In [1]:
from collections import namedtuple
OneWord = namedtuple("OneWord", ["word", "pos_label", "chunk_label", "entity_label"])


In [2]:
def read_conll2003_ner(f_name):
    """Yield complete sentences with NER labels"""
    current_sentence = []
    with open(f_name) as f:
        for line in f:
            line = line.strip()
            if line.startswith("-DOCSTART-"):
                continue
            if not line:
                if current_sentence:
                    yield current_sentence
                    current_sentence = []
                continue
            columns = line.split()
            assert len(columns) == 4
            current_sentence.append(OneWord(*columns))
        else:
            if current_sentence:
                yield current_sentence


In [3]:
def generate_ner_features(sent):
    sent_features = []
    for word_idx, one_word in enumerate(sent):
        word_features = {}
        word = one_word.word
        word_features["word_" + word] = 1
        word_features["lower_word_" + word.lower()] = 1
        word_features["is_capitalized"] = word.istitle()
        if word_idx != 0:
            word_features["prev_word_" + sent[word_idx - 1].word] = 1
        if word_idx != len(sent) - 1:
            word_features["next_word_" + sent[word_idx + 1].word] = 1
        sent_features.append(word_features)
    return sent_features


In [4]:
def prep_data(sentences):
    all_labels = []  # here we gather labels for all words in all sentences
    all_features = []  # here we gather features for all words in all sentences
    for sentence in sentences:
        sent_features = generate_ner_features(sentence)  # Use the NER feature generation function
        assert len(sent_features) == len(sentence)
        # Now we can get, for every position its label and its features
        for one_word, features in zip(sentence, sent_features):
            all_labels.append(one_word.entity_label)  # Use entity_label for NER
            all_features.append(features)  # and features to go with it
    return all_labels, all_features


In [5]:
from sklearn.feature_extraction import DictVectorizer


sentences_train_ner = list(read_conll2003_ner("dataset/train.txt"))
sentences_dev_ner = list(read_conll2003_ner("dataset/valid.txt"))

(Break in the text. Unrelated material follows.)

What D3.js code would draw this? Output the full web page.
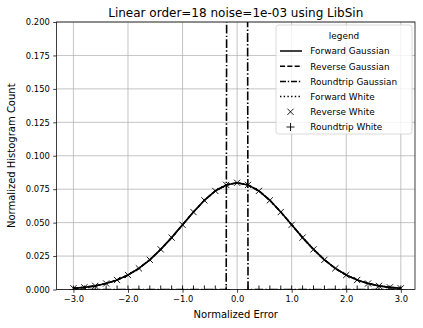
<!DOCTYPE html>
<html>
<head>
<meta charset="utf-8">
<script src="https://cdn.jsdelivr.net/npm/d3@7"></script>
<style>
  body { margin: 0; background: #fff; }
  svg { font-family: "DejaVu Sans", sans-serif; }
</style>
</head>
<body>
<svg id="chart" width="423" height="328"></svg>
<script>
// bin centres of the histograms
const binX = [-3.0, -2.8, -2.6, -2.4, -2.2, -2.0, -1.8, -1.6, -1.4, -1.2, -1.0,
  -0.8, -0.6, -0.4, -0.2, 0.0, 0.2, 0.4, 0.6, 0.8, 1.0,
  1.2, 1.4, 1.6, 1.8, 2.0, 2.2, 2.4, 2.6, 2.8, 3.0];

// values
const forwardGaussian = [0.0009, 0.0016, 0.0027, 0.0045, 0.0071, 0.0108, 0.0158, 0.0222, 0.0300, 0.0388, 0.0484,
  0.0579, 0.0667, 0.0737, 0.0782, 0.0798, 0.0782, 0.0737, 0.0667, 0.0579, 0.0484,
  0.0388, 0.0300, 0.0222, 0.0158, 0.0108, 0.0071, 0.0045, 0.0027, 0.0016, 0.0009];
const reverseGaussian = forwardGaussian.slice();
const roundtripGaussian = [0, 0, 0, 0, 0, 0, 0, 0, 0, 0, 0,
  0, 0, 0, 0, 5.0, 0, 0, 0, 0, 0,
  0, 0, 0, 0, 0, 0, 0, 0, 0, 0];
const forwardWhite = forwardGaussian.slice();
const reverseWhite = forwardGaussian.slice();
const roundtripWhite = roundtripGaussian.slice();

const xTicks = [-3, -2, -1, 0, 1, 2, 3];
const yTicks = [0, 0.025, 0.05, 0.075, 0.1, 0.125, 0.15, 0.175, 0.2];
const seriesNames = ["Forward Gaussian", "Reverse Gaussian", "Roundtrip Gaussian",
  "Forward White", "Reverse White", "Roundtrip White"];

var svg = d3.select("#chart");
const mLeft = 56.5, mRight = 415, mTop = 22, mBottom = 289.5;

var x = d3.scaleLinear().domain([-3.31, 3.26]).range([mLeft, mRight]);
var y = d3.scaleLinear().domain([0, 0.2]).range([mBottom, mTop]);

// clip to the axes box
svg.append("clipPath").attr("id", "clip")
  .append("rect").attr("x", mLeft).attr("y", mTop)
  .attr("width", mRight - mLeft).attr("height", mBottom - mTop);

// grid
var grid = svg.append("g").attr("stroke", "#b0b0b0").attr("stroke-width", 0.75);
xTicks.forEach(function (t) {
  grid.append("line").attr("x1", x(t)).attr("x2", x(t)).attr("y1", mTop).attr("y2", mBottom);
});
yTicks.forEach(function (t) {
  grid.append("line").attr("x1", mLeft).attr("x2", mRight).attr("y1", y(t)).attr("y2", y(t));
});

// axes
var xAxis = svg.append("g")
  .attr("transform", "translate(0," + mBottom + ")")
  .call(d3.axisBottom(x).tickValues(xTicks).tickSize(3.3).tickPadding(3.4)
    .tickFormat(d3.format(".1f")));
var yAxis = svg.append("g")
  .attr("transform", "translate(" + mLeft + ",0)")
  .call(d3.axisLeft(y).tickValues(yTicks).tickSize(3.3).tickPadding(3.4)
    .tickFormat(d3.format(".3f")));
[xAxis, yAxis].forEach(function (a) {
  a.select(".domain").remove();
  a.selectAll("line").attr("stroke", "#000").attr("stroke-width", 0.75);
  a.selectAll("text").attr("font-size", "8.4px").attr("fill", "#000")
    .attr("font-family", "DejaVu Sans");
});

// plotted series
var plot = svg.append("g").attr("clip-path", "url(#clip)");
function pts(vals) { return binX.map(function (v, i) { return [v, vals[i]]; }); }
var line = d3.line().x(function (d) { return x(d[0]); }).y(function (d) { return y(d[1]); });

function drawLine(vals, dash) {
  plot.append("path").datum(pts(vals))
    .attr("d", line).attr("fill", "none").attr("stroke", "#000")
    .attr("stroke-width", 1.6).attr("stroke-dasharray", dash);
}
function markerPath(kind, s) {
  if (kind == "x") return "M" + -s + "," + -s + "L" + s + "," + s + "M" + -s + "," + s + "L" + s + "," + -s;
  return "M" + -s * 1.3 + ",0L" + s * 1.3 + ",0M0," + -s * 1.3 + "L0," + s * 1.3;
}
function drawMarkers(vals, kind) {
  plot.selectAll(null).data(pts(vals)).enter().append("path")
    .attr("transform", function (d) { return "translate(" + x(d[0]) + "," + y(d[1]) + ")"; })
    .attr("d", markerPath(kind, 3.1))
    .attr("fill", "none").attr("stroke", "#000").attr("stroke-width", 0.9);
}
drawLine(forwardGaussian, null);
drawLine(reverseGaussian, "5.1,2.2");
drawLine(roundtripGaussian, "8.8,2.2,1.4,2.2");
drawLine(forwardWhite, "1.4,2.3");
drawMarkers(reverseWhite, "x");
drawMarkers(roundtripWhite, "+");

// frame
svg.append("rect").attr("x", mLeft).attr("y", mTop)
  .attr("width", mRight - mLeft).attr("height", mBottom - mTop)
  .attr("fill", "none").attr("stroke", "#000").attr("stroke-width", 0.75);

// titles
svg.append("text").attr("x", (mLeft + mRight) / 2).attr("y", 17)
  .attr("text-anchor", "middle").attr("font-size", "12px").text("Linear order=18 noise=1e-03 using LibSin");
svg.append("text").attr("x", (mLeft + mRight) / 2).attr("y", 318)
  .attr("text-anchor", "middle").attr("font-size", "10px").text("Normalized Error");
svg.append("text").attr("transform", "translate(14.5," + (mTop + mBottom) / 2 + ") rotate(-90)")
  .attr("text-anchor", "middle").attr("font-size", "10px").text("Normalized Histogram Count");

// legend
var lg = svg.append("g").attr("transform", "translate(276,25)");
lg.append("rect").attr("width", 136).attr("height", 109).attr("rx", 2.5)
  .attr("fill", "rgba(255,255,255,0.8)").attr("stroke", "#d0d0d0").attr("stroke-width", 0.8);
lg.append("text").attr("x", 68).attr("y", 13.5).attr("text-anchor", "middle")
  .attr("font-size", "8.9px").text("legend");
var kinds = [["line", null], ["line", "5.1,2.2"], ["line", "6,1.8,1.4,1.8"],
  ["line", "1.4,2.3"], ["mark", "x"], ["mark", "+"]];
seriesNames.forEach(function (name, i) {
  var ry = 26 + i * 15.2;
  var k = kinds[i];
  if (k[0] == "line") {
    lg.append("line").attr("x1", 4).attr("x2", 26).attr("y1", ry).attr("y2", ry)
      .attr("stroke", "#000").attr("stroke-width", 1.5).attr("stroke-dasharray", k[1]);
  } else {
    lg.append("path").attr("transform", "translate(14.5," + ry + ")")
      .attr("d", markerPath(k[1], 3.1)).attr("fill", "none")
      .attr("stroke", "#000").attr("stroke-width", 0.9);
  }
  lg.append("text").attr("x", 34.3).attr("y", ry + 3.3).attr("font-size", "8.9px").text(name);
});
</script>
</body>
</html>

train_labels_ner, train_features_ner = prep_data(sentences_train_ner)
dev_labels_ner, dev_features_ner = prep_data(sentences_dev_ner)

vectorizer_ner = DictVectorizer()
vectorizer_ner.fit(train_features_ner)

feature_vectors_train_ner = vectorizer_ner.transform(train_features_ner)
feature_vectors_dev_ner = vectorizer_ner.transform(dev_features_ner)


In [6]:
from sklearn.svm import LinearSVC

ner_classifier = LinearSVC(C=1, verbose=1)
ner_classifier.fit(feature_vectors_train_ner, train_labels_ner)


[LibLinear]

In [7]:
ner_accuracy = ner_classifier.score(feature_vectors_dev_ner, dev_labels_ner)
print("NER Model Accuracy:", ner_accuracy)


NER Model Accuracy: 0.9694326544916475


In [8]:
def predict_named_entities(sentence, classifier, vectorizer):
    sentence_data = [OneWord(w, "wrong", "yellow", "red") for w in sentence]
    _, sentence_features = prep_data([sentence_data])
    sentence_vectors = vectorizer.transform(sentence_features)
    predictions = classifier.predict(sentence_vectors)
    return list(zip(sentence, predictions))


In [9]:
sentence = "Barack Obama was born in Hawaii .".split()
ner_predictions = predict_named_entities(sentence, ner_classifier, vectorizer_ner)
print(ner_predictions)


[('Barack', 'B-PER'), ('Obama', 'B-PER'), ('was', 'O'), ('born', 'O'), ('in', 'O'), ('Hawaii', 'B-LOC'), ('.', 'O')]